For those unaware, SpaceX attempted a barge landing just last month on March 7 but didn’t quite get the results it had hoped for. To be fair, however, Musk did say shortly after the failed landing that he “didn’t expect this one to work,” so even America’s favorite innovator knows when to call a spade a spade. Concerning Friday’s launch, it is officially the eighth of fourteen total resupply missions NASA has contracted SpaceX to execute via its Commercial Resupply Services program. However, if successful, it would clock in as just the seventh cargo shipment to actually reach the ISS as a Falcon 9 which launched last June exploded just over two minutes after launch.

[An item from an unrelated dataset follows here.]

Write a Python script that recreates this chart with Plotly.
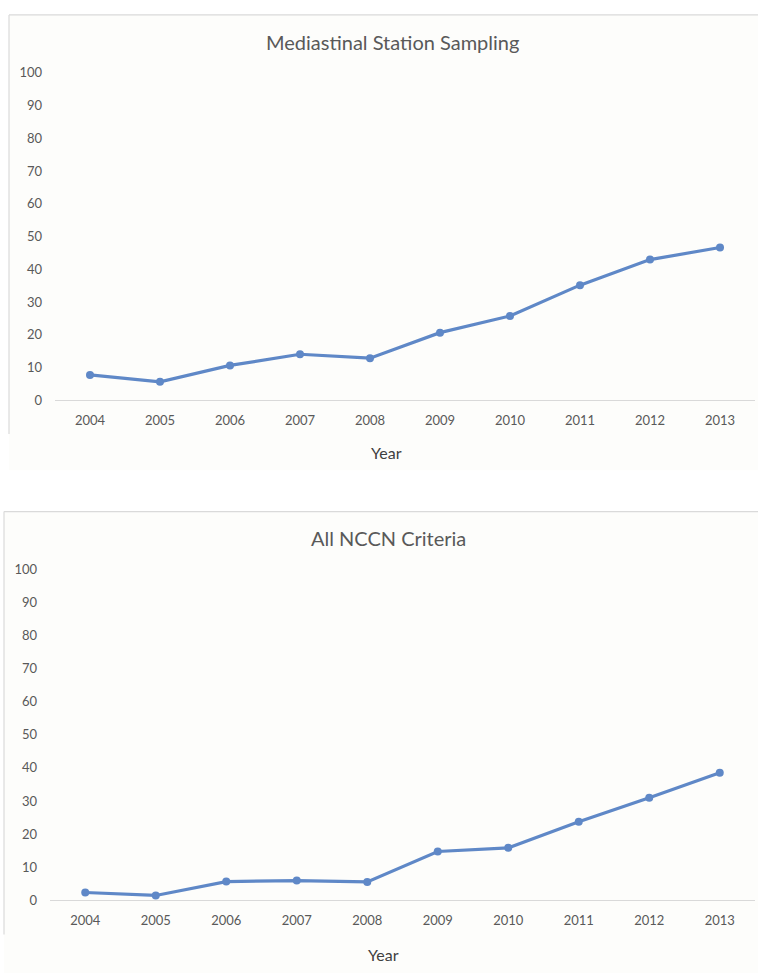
import plotly.graph_objects as go

years = ["2004", "2005", "2006", "2007", "2008", "2009", "2010", "2011", "2012", "2013"]
mediastinal = [7.8, 5.7, 10.7, 14.1, 12.9, 20.7, 25.8, 35.2, 43.0, 46.7]
nccn = [2.3, 1.4, 5.6, 5.9, 5.5, 14.7, 15.8, 23.7, 31.0, 38.5]
y_ticks = [0, 10, 20, 30, 40, 50, 60, 70, 80, 90, 100]
titles = ["Mediastinal Station Sampling", "All NCCN Criteria"]

W, H = 758, 973
LINE = "#5F88C7"
BG = "#FDFDFB"
BORDER = "#DADADA"
FONT = "Lato"

def px(x):
    return x / W

def py(y):
    return 1 - y / H

fig = go.Figure()
fig.add_trace(go.Scatter(x=years, y=mediastinal, mode="lines+markers",
                         line=dict(color=LINE, width=3.2),
                         marker=dict(size=8, color=LINE),
                         xaxis="x", yaxis="y", showlegend=False))
fig.add_trace(go.Scatter(x=years, y=nccn, mode="lines+markers",
                         line=dict(color=LINE, width=3.2),
                         marker=dict(size=8, color=LINE),
                         xaxis="x2", yaxis="y2", showlegend=False))

common_x = dict(type="category", range=[-0.5, len(years) - 0.5], showgrid=False,
                zeroline=False, showline=True,
                linecolor="#D9D9D9", linewidth=1.2, ticks="",
                tickfont=dict(family=FONT, size=13, color="#595959"),
                ticklabelstandoff=8, fixedrange=True)
common_y = dict(range=[0, 100], tickvals=y_ticks, showgrid=False, zeroline=False,
                showline=False, ticks="",
                tickfont=dict(family=FONT, size=13, color="#595959"),
                ticklabelstandoff=12, fixedrange=True)

fig.update_layout(
    width=W, height=H, autosize=False,
    margin=dict(l=0, r=0, t=0, b=0),
    paper_bgcolor="white", plot_bgcolor="rgba(0,0,0,0)",
    xaxis=dict(domain=[px(55), px(755)], anchor="y", **common_x),
    yaxis=dict(domain=[py(399), py(66)], anchor="x", **common_y),
    xaxis2=dict(domain=[px(50), px(755)], anchor="y2", **common_x),
    yaxis2=dict(domain=[py(907), py(571)], anchor="x2", **common_y),
)

shapes = [
    # top chart panel
    dict(type="rect", xref="paper", yref="paper", x0=px(9), x1=1.01, y0=py(470), y1=py(7),
         fillcolor=BG, line=dict(width=0), layer="below"),
    dict(type="line", xref="paper", yref="paper", x0=px(9), x1=1.01, y0=py(7), y1=py(7),
         line=dict(color=BORDER, width=1.2), layer="below"),
    dict(type="line", xref="paper", yref="paper", x0=px(9), x1=px(9), y0=py(433), y1=py(7),
         line=dict(color=BORDER, width=1.2), layer="below"),
    # bottom chart panel
    dict(type="rect", xref="paper", yref="paper", x0=px(4), x1=1.01, y0=-0.01, y1=py(512),
         fillcolor=BG, line=dict(width=0), layer="below"),
    dict(type="line", xref="paper", yref="paper", x0=px(4), x1=1.01, y0=py(512), y1=py(512),
         line=dict(color=BORDER, width=1.2), layer="below"),
    dict(type="line", xref="paper", yref="paper", x0=px(4), x1=px(4), y0=py(942), y1=py(512),
         line=dict(color=BORDER, width=1.2), layer="below"),
]
fig.update_layout(shapes=shapes)

annotations = [
    dict(text=titles[0], x=px(392), y=py(35), xref="paper", yref="paper",
         showarrow=False, xanchor="center", yanchor="middle",
         font=dict(family=FONT, size=20, color="#595959")),
    dict(text=titles[1], x=px(388), y=py(539), xref="paper", yref="paper",
         showarrow=False, xanchor="center", yanchor="middle",
         font=dict(family=FONT, size=20, color="#595959")),
    dict(text="Year", x=px(386), y=py(452), xref="paper", yref="paper",
         showarrow=False, xanchor="center", yanchor="middle",
         font=dict(family=FONT, size=16, color="#404040")),
    dict(text="Year", x=px(383), y=py(962), xref="paper", yref="paper",
         showarrow=False, xanchor="center", yanchor="middle",
         font=dict(family=FONT, size=16, color="#404040")),
]
fig.update_layout(annotations=annotations)

fig.write_html("out.html")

But enough about past launches. If today’s Falcon 9 successfully lands on SpaceX’s barge dubbed Of Course I Still Love You, it will be a monumental achievement not just for the agency but in the pursuit of reusable rockets. At this year’s Satellite 2016 conference, SpaceX president Gwynne Shotwell stressed the importance of reusable rockets by acknowledging that a successfully landed rocket would feasibly cut launch costs by roughly 30 percent. Moreover, landing on the barge (instead of on land, ahem, Bezos) is an effective way to conserve fuel and represents a much safer way to bring the rocket back down.
As of this writing, launch probability stands at 90 percent so barring a weather change, it’s likely SpaceX’s launch will be good-t0-go. If for any reason the launch is cancelled, the agency will give it another go on Saturday, April 8 at 1:20 p.m. PST. A live webcast of the launch will air via SpaceX’s webcast roughly twenty minutes before the launch window opens.